Data from the Credit Suisse/Tremont index on hedge funds’ performance — strategy by strategy — is already available online, gratis.
Here though, from the latest Lipper Hedge Fund Insight Report, is quite a striking visualisation of just which hedge fund strategies have suffered most from the financial crisis (click to enlarge):
The graph is rebased, of course, so it is showing relative rather than absolute performance. A graph with data for global stock and bond indices included would look rather different, with almost all of of these strategies outperforming on the way down and underperforming on the way up — doing in, other words, loosely what they should.

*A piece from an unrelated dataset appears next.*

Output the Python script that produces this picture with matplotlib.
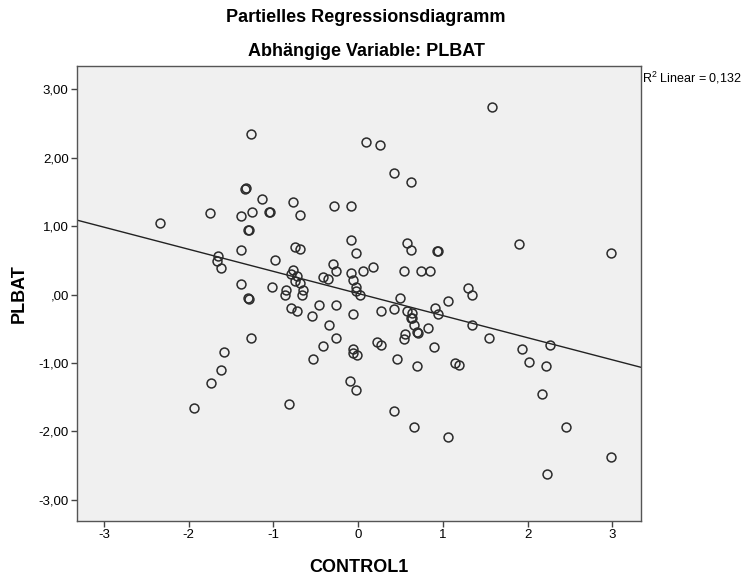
"""
Partial regression plot (SPSS style): PLBAT vs CONTROL1
"""

import numpy as np
import matplotlib.pyplot as plt

# ---------------------------------------------------------------------------- #
# Data
# ---------------------------------------------------------------------------- #
control1 = [-2.34, -1.75, -1.65, -1.67, -1.62,
            -1.26, 0.09, -1.34, -1.33, -1.14, -0.77, -0.29, -0.09,
            -1.38, -1.25, -1.05, -1.04, -0.69, -1.30, -1.29, -0.09,
            -1.38, -0.74, -0.69, -0.02, -0.98, -0.30, -0.26, -0.09,
            0.06, 0.18, -0.77, -0.79, -0.72, -0.75, -0.69, -1.38,
            -1.02, -0.85, -0.86, -0.65, -0.66, -0.42, -0.36, -0.06,
            -0.02, -0.02, 0.02, -1.30, -1.29,
            -0.79, -0.72, -0.46, -0.26, -0.54, -0.06, -0.34, -1.26,
            -0.26, -0.42, -0.06, -0.06, -0.01, -0.53, -0.10, -0.02,
            -0.82, -1.58, -1.62, -1.74, -1.94,
            1.58, 0.26, 0.42, 0.62, 0.58, 0.62, 0.93, 0.94, 0.54,
            0.74, 0.85, 1.30, 1.34, 0.50,
            1.06, 0.27, 0.42, 0.58, 0.63, 0.62, 0.63, 0.91, 0.94,
            0.66, 0.70, 0.71, 0.55, 0.54, 0.83, 1.35, 1.54, 0.22,
            0.27, 0.90, 0.46, 0.70, 1.14, 1.19, 0.42, 0.66, 1.06,
            1.90, 2.98, 2.27, 1.94, 2.02, 2.22, 2.17, 2.46, 2.99, 2.23]
plbat = [1.04, 1.19, 0.56, 0.49, 0.39,
         2.34, 2.23, 1.54, 1.55, 1.40, 1.35, 1.30, 1.30,
         1.15, 1.20, 1.20, 1.21, 1.16, 0.95, 0.94, 0.80,
         0.65, 0.69, 0.66, 0.61, 0.50, 0.45, 0.35, 0.31,
         0.34, 0.40, 0.36, 0.30, 0.27, 0.20, 0.17, 0.15,
         0.11, 0.07, -0.01, 0.06, -0.01, 0.25, 0.22, 0.21,
         0.11, 0.05, 0.00, -0.05, -0.06,
         -0.20, -0.24, -0.15, -0.15, -0.31, -0.29, -0.45, -0.64,
         -0.64, -0.75, -0.79, -0.85, -0.89, -0.94, -1.26, -1.39,
         -1.60, -0.84, -1.10, -1.30, -1.66,
         2.74, 2.18, 1.78, 1.64, 0.75, 0.65, 0.64, 0.63, 0.35,
         0.35, 0.34, 0.10, -0.01, -0.05,
         -0.10, -0.24, -0.21, -0.24, -0.27, -0.34, -0.35, -0.19, -0.29,
         -0.45, -0.55, -0.56, -0.58, -0.65, -0.49, -0.44, -0.64, -0.70,
         -0.74, -0.76, -0.94, -1.04, -1.00, -1.03, -1.70, -1.94, -2.08,
         0.74, 0.61, -0.74, -0.79, -0.99, -1.05, -1.45, -1.94, -2.38, -2.62]

# Fit line as drawn in the picture
line_slope = -0.323
line_intercept = 0.015
r2_text = r'R$^2$ Linear = 0,132'

x_ticks = [-3, -2, -1, 0, 1, 2, 3]
x_ticklabels = ['-3', '-2', '-1', '0', '1', '2', '3']
y_ticks = [3, 2, 1, 0, -1, -2, -3]
y_ticklabels = ['3,00', '2,00', '1,00', ',00', '-1,00', '-2,00', '-3,00']

title = 'Partielles Regressionsdiagramm'
subtitle = 'Abhängige Variable: PLBAT'
x_label = 'CONTROL1'
y_label = 'PLBAT'

# ---------------------------------------------------------------------------- #
# Plot
# ---------------------------------------------------------------------------- #
plt.rcParams['font.family'] = ['Liberation Sans', 'DejaVu Sans']
plt.rcParams['mathtext.fontset'] = 'custom'
plt.rcParams['mathtext.rm'] = 'Liberation Sans'

fig = plt.figure(figsize=(7.49, 5.79), dpi=100)
ax = fig.add_axes([77/749, 1 - 521/579, (641 - 77)/749, (521 - 66)/579])
ax.set_facecolor('#f0f0f0')

xlims = (-3.32, 3.34)
ylims = (-3.31, 3.34)

xs = np.array(xlims)
ax.plot(xs, line_intercept + line_slope*xs, color='#222222', lw=1.0, zorder=2)

ax.plot(control1, plbat, linestyle='none', marker='o', ms=6.4,
        mfc='none', mec='#2b2b2b', mew=1.1, zorder=3)

ax.set_xlim(xlims)
ax.set_ylim(ylims)
ax.set_xticks(x_ticks)
ax.set_xticklabels(x_ticklabels)
ax.set_yticks(y_ticks)
ax.set_yticklabels(y_ticklabels)
ax.tick_params(direction='out', length=4, width=1, color='#444444',
               labelsize=9.5, pad=2)

for spine in ax.spines.values():
    spine.set_color('#555555')
    spine.set_linewidth(1.0)

ax.set_xlabel(x_label, fontsize=13, fontweight='bold')
ax.set_ylabel(y_label, fontsize=13, fontweight='bold')
ax.xaxis.set_label_coords(0.5, -0.083)
ax.yaxis.set_label_coords(-0.088, 0.5)

fig.text(366/749, 1 - 17/579, title, ha='center', va='center',
         fontsize=13, fontweight='bold')
fig.text(366/749, 1 - 51/579, subtitle, ha='center', va='center',
         fontsize=13, fontweight='bold')
fig.text(642/749, 1 - 78/579, r2_text, ha='left', va='center', fontsize=9)

fig.savefig('out.png', dpi=100)
plt.close()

The most striking takeaway from the above though is seeing just how much equity market neutral — the apotheosis of quantitative complex, black box, computer driven (etc. etc.) hedge fund strategies — has suffered. More specifically, it’s interesting to see just how catastrophic an effect the Lehman collapse has had on it in particular.
The famed “quant crisis” of September 2007 doesn’t really register on here because actually, it wasn’t really a “quant” crisis at all, but a broad hedge fund crisis — almost all strategies suffered equally, thus, relative to each other, none sticks out on this graph.
Comparatively, the Lehman collapse really was a quant crisis. Equity market neutral strategies suffered a dramatic and catastrophic collapse in performance, reflecting the haywire the bankruptcy wrought on all kinds of historically stable price relationships and datapoints on which quant strategies depend.